While this one does stick fairly close to the film, Mr Card takes the opportunity to pad out the characters a little, including some background that isn't in the film that gives you an insight into why some of the charcaters behave the way they do.
For instance, the SEAL that freaks out - Coffey? Caffey? - there's an entire, albeit short, chapter about his troubled childhood in a rough neighbourhood that goes someway to explaining why he's such a complete jar-head.
And, to be honest, having read the book first then seeing the film, I was a little disapointed with the effects at the end. Mr Card did a much better descriptive job that in my opinion, the film didn't live up to.
Even if you've seen the film (I have a copy on video as well as a copy of this book) read the book. My opinion: the book is better than the film.

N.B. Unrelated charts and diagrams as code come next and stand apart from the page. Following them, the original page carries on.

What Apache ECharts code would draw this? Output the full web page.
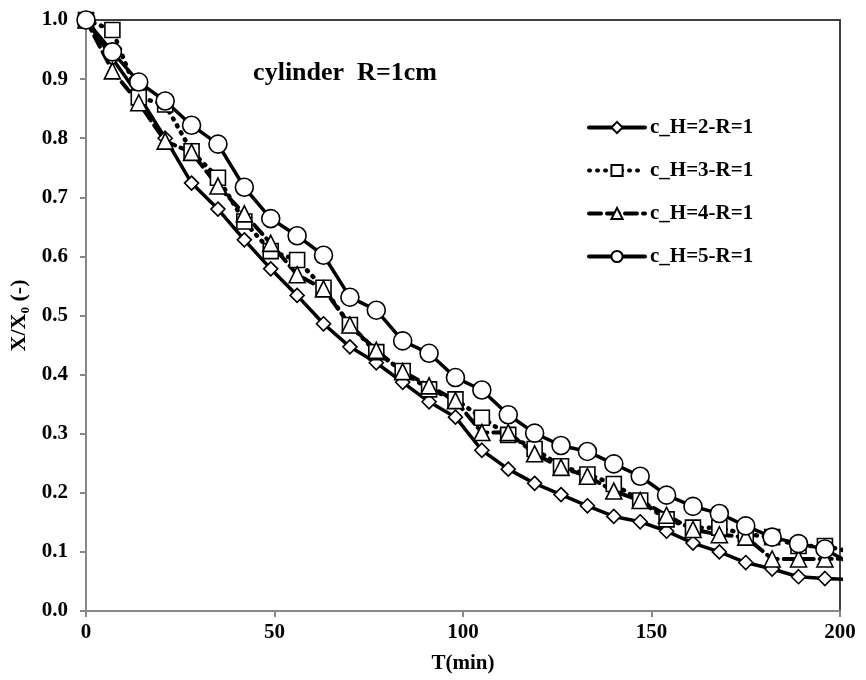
<!DOCTYPE html>
<html>
<head>
<meta charset="utf-8">
<script src="https://cdn.jsdelivr.net/npm/echarts@6/dist/echarts.min.js"></script>
<style>
html,body{margin:0;padding:0;background:#fff;}
#chart{width:866px;height:680px;}
</style>
</head>
<body>
<div id="chart"></div>
<script>
// time points (min); last point lies just beyond the axis and is clipped
var times = [0,7,14,21,28,35,42,49,56,63,70,77,84,91,98,105,112,119,126,133,140,147,154,161,168,175,182,189,196,203];
var seriesNames = ['c_H=2-R=1','c_H=3-R=1','c_H=4-R=1','c_H=5-R=1'];
var h2 = [1.0,0.935,0.872,0.800,0.724,0.680,0.628,0.579,0.534,0.486,0.447,0.420,0.387,0.354,0.328,0.272,0.240,0.216,0.197,0.178,0.160,0.151,0.135,0.115,0.100,0.082,0.071,0.058,0.055,0.053];
var h3 = [1.0,0.983,0.869,0.857,0.778,0.733,0.659,0.609,0.594,0.547,0.484,0.438,0.406,0.375,0.358,0.327,0.298,0.274,0.245,0.231,0.215,0.187,0.155,0.141,0.141,0.130,0.125,0.110,0.110,0.100];
var h4 = [1.0,0.914,0.860,0.795,0.776,0.719,0.672,0.622,0.569,0.545,0.484,0.441,0.405,0.381,0.356,0.302,0.302,0.266,0.243,0.228,0.203,0.187,0.162,0.138,0.129,0.125,0.088,0.088,0.088,0.089];
var h5 = [1.0,0.946,0.895,0.863,0.822,0.790,0.717,0.664,0.635,0.602,0.531,0.509,0.457,0.436,0.395,0.374,0.332,0.301,0.280,0.270,0.249,0.228,0.196,0.177,0.165,0.144,0.125,0.114,0.105,0.079];
var xTicks = [0,50,100,150,200];
var yTicks = [0,0.1,0.2,0.3,0.4,0.5,0.6,0.7,0.8,0.9,1.0];

function pairs(ys){ return times.map(function(t,i){ return [t, ys[i]]; }); }

var FONT = '"Liberation Serif","Times New Roman",serif';
var chart = echarts.init(document.getElementById('chart'));

function mk(name, ys, symbol, size, lineType, lineWidth){
  return {
    name: name, type: 'line', data: pairs(ys), clip: true,
    symbol: symbol, symbolSize: size, showAllSymbol: true,
    itemStyle: {color: '#fff', borderColor: '#000', borderWidth: 1.6},
    lineStyle: {color: '#000', width: lineWidth, type: lineType, cap: 'round'},
    emphasis: {disabled: true},
    animation: false
  };
}

chart.setOption({
  backgroundColor: '#fff',
  animation: false,
  grid: {left: 86, right: 26, top: 20, bottom: 69, show: true, borderColor: '#404040', borderWidth: 2, backgroundColor: 'transparent'},
  title: {
    text: 'cylinder  R=1cm', left: 340, top: 55, textAlign: 'center',
    textStyle: {fontFamily: FONT, fontWeight: 'bold', fontSize: 26, color: '#000'}
  },
  legend: {
    orient: 'vertical', left: 582, top: 112, itemWidth: 56, itemHeight: 14, itemGap: 22,
    data: seriesNames,
    lineStyle: {width: 4},
    textStyle: {fontFamily: FONT, fontWeight: 'bold', fontSize: 21, color: '#000'}
  },
  xAxis: {
    type: 'value', min: 0, max: 200, interval: 50,
    name: 'T(min)', nameLocation: 'middle', nameGap: 42,
    nameTextStyle: {fontFamily: FONT, fontWeight: 'bold', fontSize: 21, color: '#000'},
    axisLine: {show: true, onZero: false, lineStyle: {color: '#888', width: 2}},
    axisTick: {show: true, length: 6, lineStyle: {color: '#888', width: 2}},
    axisLabel: {fontFamily: FONT, fontWeight: 'bold', fontSize: 21, color: '#000', margin: 11,
      formatter: function(v){ return xTicks.indexOf(v) >= 0 ? String(v) : ''; }},
    splitLine: {show: false}
  },
  yAxis: {
    type: 'value', min: 0, max: 1.0, interval: 0.1,
    name: 'X/X\u2080 (-)', nameLocation: 'middle', nameGap: 56, nameRotate: 90,
    nameTextStyle: {fontFamily: FONT, fontWeight: 'bold', fontSize: 22, color: '#000'},
    axisLine: {show: true, onZero: false, lineStyle: {color: '#888', width: 2}},
    axisTick: {show: true, length: 6, lineStyle: {color: '#888', width: 2}},
    axisLabel: {fontFamily: FONT, fontWeight: 'bold', fontSize: 21, color: '#000', margin: 18,
      formatter: function(v){ return v.toFixed(1); }},
    splitLine: {show: false}
  },
  series: [
    mk(seriesNames[0], h2, 'diamond', 14, 'solid', 3.5),
    mk(seriesNames[1], h3, 'rect', 15, [1, 7], 4.5),
    mk(seriesNames[2], h4, 'triangle', 16, [12, 6], 4),
    mk(seriesNames[3], h5, 'circle', 18, 'solid', 3.5)
  ]
});
</script>
</body>
</html>
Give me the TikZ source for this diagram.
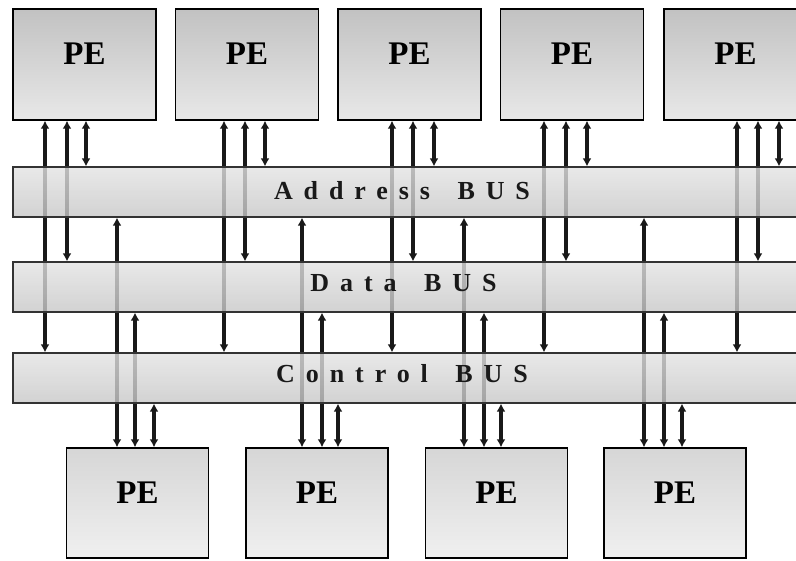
\documentclass[tikz,border=0pt]{standalone}
\usepackage{fontspec}
\setmainfont{Liberation Serif}
\newfontfamily\busfont[LetterSpace=42]{Liberation Serif}
\usetikzlibrary{arrows.meta,backgrounds}

\begin{document}
\begin{tikzpicture}[x=1pt,y=-1pt,
  pebox/.style={draw=black, line width=1.4pt, inner sep=0pt,
    minimum width=143pt, minimum height=111pt,
    top color=black!24, bottom color=black!9,
    font=\fontsize{33}{33}\selectfont\bfseries,
    text height=22pt, text depth=21pt},
  lowbox/.style={pebox, minimum width=142pt, minimum height=110pt,
    top color=black!16, bottom color=black!6},
  bus/.style={draw=black!80, line width=1.2pt, inner sep=0pt,
    minimum width=817pt, minimum height=50pt,
    top color=black!11, bottom color=black!22, fill opacity=0.8},
  buslabel/.style={inner sep=0pt, text height=17pt, text depth=0pt,
    font=\busfont\bfseries\fontsize{26}{26}\selectfont, text=black!90},
  link/.style={line width=3.3pt, draw=black!90,
    {Latex[length=8pt,width=9pt]}-{Latex[length=8pt,width=9pt]}}
]
\useasboundingbox (0,0) rectangle (796,561);
\clip (0,0) rectangle (796,561);

% processing elements above the buses
\node[pebox] (t1) at (84.5,64.5) {PE};
\node[pebox] (t2) at (247,64.5) {PE};
\node[pebox] (t3) at (409.5,64.5) {PE};
\node[pebox] (t4) at (572,64.5) {PE};
\node[pebox] (t5) at (735.5,64.5) {PE};

% the three shared buses
\node[bus] (addr) at (421.5,192) {};
\node[bus] (data) at (421.5,287) {};
\node[bus] (ctrl) at (421.5,378) {};
\node[buslabel] (addrlbl) at (402,191.5) {Address\hspace{10pt} BUS};
\node[buslabel] (datalbl) at (403.5,283.5) {Data\hspace{10pt} BUS};
\node[buslabel] (ctrllbl) at (402,374) {Control\hspace{10pt} BUS};

% processing elements below the buses
\node[lowbox] (b1) at (137.5,503) {PE};
\node[lowbox] (b2) at (317,503) {PE};
\node[lowbox] (b3) at (496.5,503) {PE};
\node[lowbox] (b4) at (675,503) {PE};

% bus connections, running behind the translucent bus bars
\begin{scope}[on background layer]
  \foreach \pe/\x/\tgt in {t1/45/ctrl, t1/67/data, t1/86/addr,
      t2/224/ctrl, t2/245/data, t2/265/addr,
      t3/392/ctrl, t3/413/data, t3/434/addr,
      t4/544/ctrl, t4/566/data, t4/587/addr,
      t5/737/ctrl, t5/758/data, t5/779/addr}
    \draw[link] (\x,0 |- \pe.south) -- (\x,0 |- \tgt.north);
  \foreach \pe/\x/\src in {b1/117/addr, b1/135/data, b1/154/ctrl,
      b2/302/addr, b2/322/data, b2/338/ctrl,
      b3/464/addr, b3/484/data, b3/501/ctrl,
      b4/644/addr, b4/664/data, b4/682/ctrl}
    \draw[link] (\x,0 |- \src.south) -- (\x,0 |- \pe.north);
\end{scope}
\end{tikzpicture}
\end{document}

5 of 5 people found the following review helpful
The best book I've ever read! Based on an incredible movie. 25 Jun. 2001
By Justin Lloyd - Published on
Format: Paperback Verified Purchase
The novel of The Abyss by Orson Scott Card is the best novel I've ever read, including both novelizations of movies and non-novelizations. The best part about The Abyss is that it takes what is a great movie and then goes miles beyond. It goes into the thoughts of the individual characters, explains why they made the decisions they did, and how they feel about them. Most interestingly is into the mind of Coffee. How he isn't able to figure out why he's making the decisions he does, why he can't control his actions, and why, when he's thinking clearly, makes the choices he does. It makes him not out to be a bad guy, but a victim as well. Anyone that loves the movie should do themself a million favors and find a copy of this book and read it. Find several more and give them to your friends. It is incredible, and in as many ways as it can, will actually make you a better person. There is so much to be learned about working together, dealing with people, what makes people tick, and how to best deal with any situation. Orson Scott Card did a marvelous job. A definite read for ANYBODY. Fabulous, marvelous, extrordinary. I wish I could say enough.